2. Dans l’affirmative, cette atteinte constitue-t-elle une limite raisonnable prescrite par une règle de droit dont la justification peut se démontrer dans le cadre d’une société libre et démocratique au sens de l’article premier de la Charte canadienne des droits et libertés?
Réponse : Oui.
VI. Dispositif
118 Le pourvoi est rejeté avec dépens.
Pourvoi rejeté avec dépens en faveur de l’intimée.
Procureur de l’appelante : Newfoundland and Labrador Association of Public and Private Employees, St. John’s, Terre-Neuve-et-Labrador.
Procureur de l’intimée : Ministère de la Justice, St.
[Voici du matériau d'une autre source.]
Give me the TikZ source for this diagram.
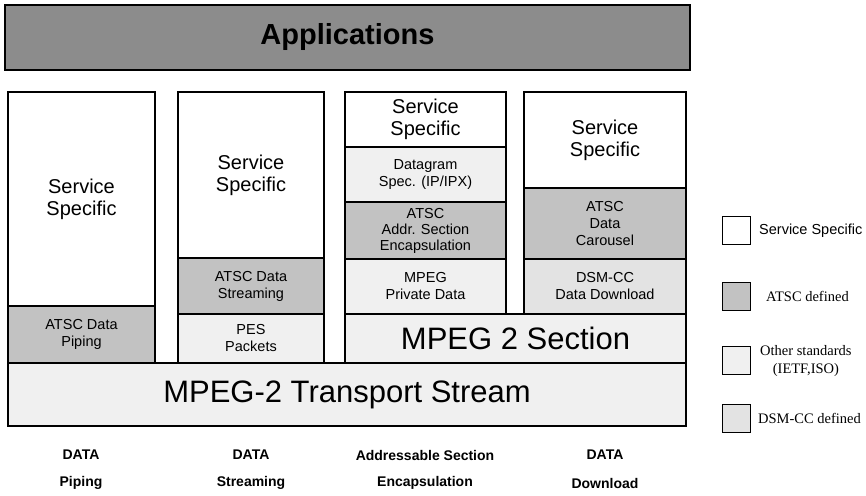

John’s, Terre-Neuve-et-Labrador.
Procureur de l’intervenant le procureur général du Québec : Ministère de la Justice, Sainte-Foy.
Procureur de l’intervenant le procureur général du Nouveau-Brunswick : Procureur général du Nouveau-Brunswick, Fredericton.
Procureur de l’intervenant le procureur général de la Colombie-Britannique : Ministère du Procureur général de la Colombie-Britannique, Vancouver.
Procureur de l’intervenant le procureur général de l’Alberta : Alberta Justice, Edmonton.
Procureur des intervenants l’Association canadienne pour l’intégration communautaire, la Société canadienne de l’ouïe et le Conseil des Canadiens avec déficiences : ARCH, A Legal Resource Centre for Persons with Disabilities, Toronto.
Procureurs des intervenants le Syndicat des employés d’hôpitaux, le Syndicat des fonctionnaires provinciaux et de service de la Colombie-Britannique et l’Association des sciences de la santé : Arvay Finlay, Victoria.
Procureur de l’intervenant le Fonds d’action et d’éducation juridiques pour les femmes : Fonds d’action et d’éducation juridiques pour les femmes, Toronto.
Procureurs de l’intervenant le Congrès du travail du Canada : Cavalluzzo Hayes Shilton McIntyre & Cornish, Toronto.